The Graduate School has appointed Maria LaMonaca Wisdom as director of graduate student advising and engagement for the humanities, beginning November 1. This new role is part of a university-wide program to expand career opportunities for humanities doctoral students.
In August 2016, Duke received a Next Generation Ph.D. Implementation Grant from the National Endowment for the Humanities (NEH). Duke’s new program will support skills training relevant for both academic and non-academic career paths, a wide array of new internship opportunities and curricular innovations that incorporate collaborative research. It will facilitate partnerships across campus, linking doctoral students to programs offered by The Graduate School, the Franklin Humanities Institute, Duke Libraries, the Social Science Research Institute, the Career Center and Bass Connections.

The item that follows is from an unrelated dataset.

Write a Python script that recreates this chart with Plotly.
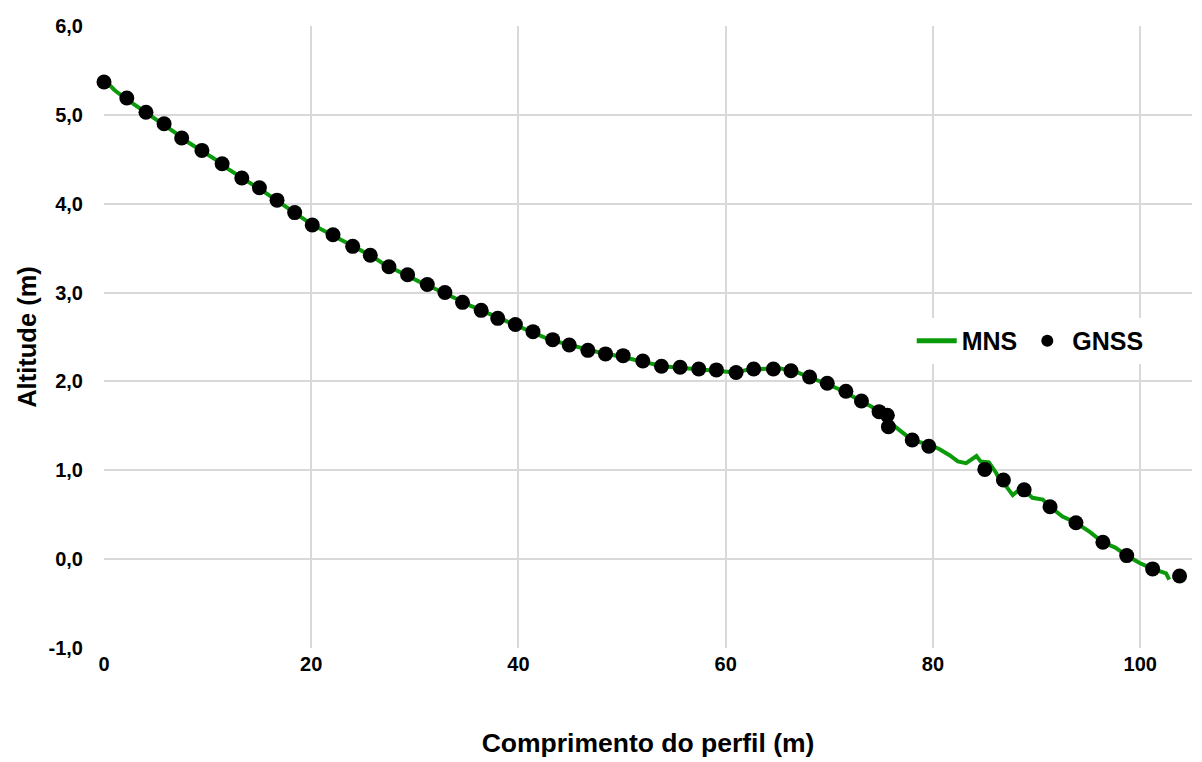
import plotly.graph_objects as go

# GNSS survey points (distance along profile, altitude)
gnss_x = [0.0, 2.2, 4.05, 5.8, 7.5, 9.45, 11.4, 13.3, 15.0, 16.7, 18.4, 20.1, 22.1, 24.0,
          25.7, 27.5, 29.3, 31.2, 32.9, 34.6, 36.4, 38.0, 39.7, 41.4, 43.3, 44.9, 46.7,
          48.4, 50.1, 52.0, 53.8, 55.6, 57.4, 59.1, 61.0, 62.7, 64.6, 66.3, 68.1, 69.8,
          71.6, 73.1, 74.8, 75.6, 75.7, 78.0, 79.6, 85.0, 86.8, 88.8, 91.3, 93.8, 96.4,
          98.7, 101.2, 103.8]
gnss_y = [5.37, 5.19, 5.03, 4.90, 4.74, 4.60, 4.45, 4.29, 4.18, 4.04, 3.90, 3.76, 3.65, 3.52,
          3.42, 3.29, 3.20, 3.09, 3.00, 2.89, 2.80, 2.71, 2.64, 2.56, 2.47, 2.41, 2.35,
          2.31, 2.29, 2.23, 2.17, 2.16, 2.14, 2.13, 2.10, 2.14, 2.14, 2.12, 2.05, 1.98,
          1.89, 1.78, 1.66, 1.62, 1.49, 1.34, 1.27, 1.01, 0.89, 0.78, 0.59, 0.41, 0.19,
          0.04, -0.11, -0.19]

# MNS (surface model) profile
mns_x = [0, 1, 2, 3, 4, 5, 6, 7, 8, 9, 10, 11, 12, 13, 14, 15, 16, 17, 18, 19, 20,
         21, 22, 23, 24, 25, 26, 27, 28, 29, 30, 31, 32, 33, 34, 35, 36, 37, 38, 39, 40,
         41, 42, 43, 44, 45, 46, 47, 48, 49, 50, 51, 52, 53, 54, 55, 56, 57, 58, 59, 60,
         61, 62, 63, 64, 65, 66, 67, 68, 69, 70, 71, 72, 73, 74, 75, 75.7, 76.8, 78.0,
         79.6, 80.6, 81.6, 82.4, 83.2, 83.7, 84.2, 84.6, 85.4, 86.1, 86.6, 87.0, 87.7,
         88.1, 88.8, 89.6, 90.6, 91.3, 92.5, 93.8, 95.1, 96.4, 97.6, 98.7, 99.9, 101.2,
         102.5, 102.8]
mns_y = [5.40, 5.28, 5.19, 5.11, 5.03, 4.96, 4.88, 4.79, 4.70, 4.63, 4.56, 4.48, 4.39,
         4.31, 4.24, 4.17, 4.09, 4.01, 3.93, 3.85, 3.77, 3.71, 3.65, 3.58, 3.52, 3.46,
         3.40, 3.32, 3.26, 3.21, 3.15, 3.09, 3.04, 2.99, 2.93, 2.87, 2.82, 2.76, 2.71,
         2.67, 2.62, 2.57, 2.52, 2.47, 2.44, 2.41, 2.37, 2.34, 2.32, 2.30, 2.28, 2.25,
         2.22, 2.19, 2.17, 2.16, 2.15, 2.14, 2.13, 2.12, 2.11, 2.10, 2.13, 2.14, 2.15,
         2.15, 2.13, 2.10, 2.05, 2.01, 1.96, 1.91, 1.85, 1.79, 1.72, 1.65, 1.55, 1.45,
         1.34, 1.29, 1.24, 1.17, 1.10, 1.08, 1.12, 1.16, 1.10, 1.09, 0.97, 0.86, 0.83,
         0.72, 0.76, 0.78, 0.69, 0.67, 0.59, 0.48, 0.41, 0.31, 0.19, 0.13, 0.04, -0.04,
         -0.11, -0.16, -0.23]

x_ticks = [0, 20, 40, 60, 80, 100]
y_ticks = [-1.0, 0.0, 1.0, 2.0, 3.0, 4.0, 5.0, 6.0]
y_tick_text = ["-1,0", "0,0", "1,0", "2,0", "3,0", "4,0", "5,0", "6,0"]

FONT = "Liberation Sans, Arial, sans-serif"

fig = go.Figure()
fig.add_trace(go.Scatter(x=mns_x, y=mns_y, mode="lines", name="MNS",
                         line=dict(color="#0a9a0a", width=4), cliponaxis=False))
fig.add_trace(go.Scatter(x=gnss_x, y=gnss_y, mode="markers", name="GNSS",
                         marker=dict(color="black", size=15), cliponaxis=False))

fig.update_layout(
    width=1194, height=754,
    margin=dict(l=96, r=10, t=18, b=114),
    paper_bgcolor="white", plot_bgcolor="white",
    separators=",.",
    font=dict(family=FONT, color="black", size=20),
    legend=dict(orientation="h", x=0.7424, y=0.4936, xanchor="left", yanchor="middle",
                bgcolor="white", font=dict(size=25, family=FONT, weight="bold"),
                itemsizing="constant", itemwidth=40),
    xaxis=dict(range=[0, 105], tickvals=x_ticks, showgrid=True, gridcolor="#d9d9d9",
               gridwidth=1.5, zeroline=False, showline=False, ticks="", automargin=False,
               tickfont=dict(size=20, family=FONT, weight="bold"), ticklabelstandoff=2,
               title=dict(text="Comprimento do perfil (m)", standoff=59,
                          font=dict(size=26.5, family=FONT, weight="bold"))),
    yaxis=dict(range=[-1.0, 6.0], tickvals=y_ticks, ticktext=y_tick_text, showgrid=True,
               gridcolor="#d9d9d9", gridwidth=1.5, zeroline=False, showline=False, ticks="",
               automargin=False,
               tickfont=dict(size=20, family=FONT, weight="bold"),
               ticklabelstandoff=20,
               title=dict(text="Altitude (m)", standoff=4,
                          font=dict(size=25.5, family=FONT, weight="bold"))),
)

fig.write_html("out.html")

Since 2003, roughly half of Duke’s PhD recipients in the humanities and interpretive social sciences have found tenure-track positions teaching at colleges and universities. A growing number of graduate students have expressed interest in expanding their training to incorporate such arenas as social entrepreneurship or policy analysis.
Wisdom will help humanities graduate students to integrate curricular, co-curricular and extracurricular activities into their individual academic plans, as well as to explore diverse career paths and develop plans for achieving their career goals. She will also provide assistance to faculty, departmental leaders, and alumni to support students in this endeavor.

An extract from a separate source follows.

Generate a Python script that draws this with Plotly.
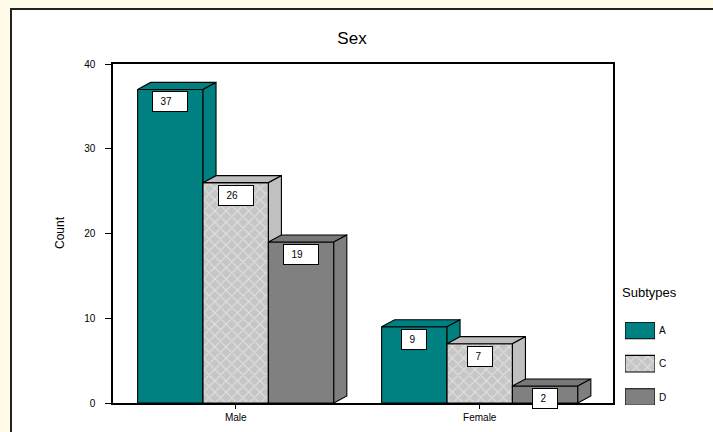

“I have a strong desire to help students navigate the professional challenges and opportunities currently facing humanities Ph.D.s,” Wisdom said. “That’s why I am excited about this new program and position. It’s an opportunity to not only help students at Duke, but also contribute to a national conversation about the future of humanities graduate education.”
Wisdom received her B.A. from the College of William and Mary, and her M.A. and Ph.D. in Victorian literature from Indiana University. After teaching at Valparaiso University as a Lilly postdoctoral fellow in the humanities, she worked as an assistant/associate professor of English at Columbia College in South Carolina. While at Columbia College, she was co-PI and co-director for a Lilly-funded faculty mentoring program, and her advising and mentoring work with students included a term as director of Columbia’s Washington Semester internship program.
In 2012, Wisdom became executive director of the Institute for the Arts and Humanities at the University of North Carolina at Chapel Hill, where she oversaw scholarship and leadership development programs for humanities faculty. She also co-created and implemented programs to address the unique needs of both humanities and STEM faculty at specific stages in their careers.
Wisdom is the author of Masked Atheism: Catholicism and the Secular Victorian Home (Ohio State University Press, 2008), and her articles on women, religion, and Victorian culture have appeared in a range of peer-reviewed journals. Her scholarship has been supported by two awards from the NEH, and she has served as a reviewer/consultant for the NEH, the Lilly Graduate Fellows Program, Ohio State University Press, Wharton School of Business (MBA Writing Challenge), and several scholarly journals.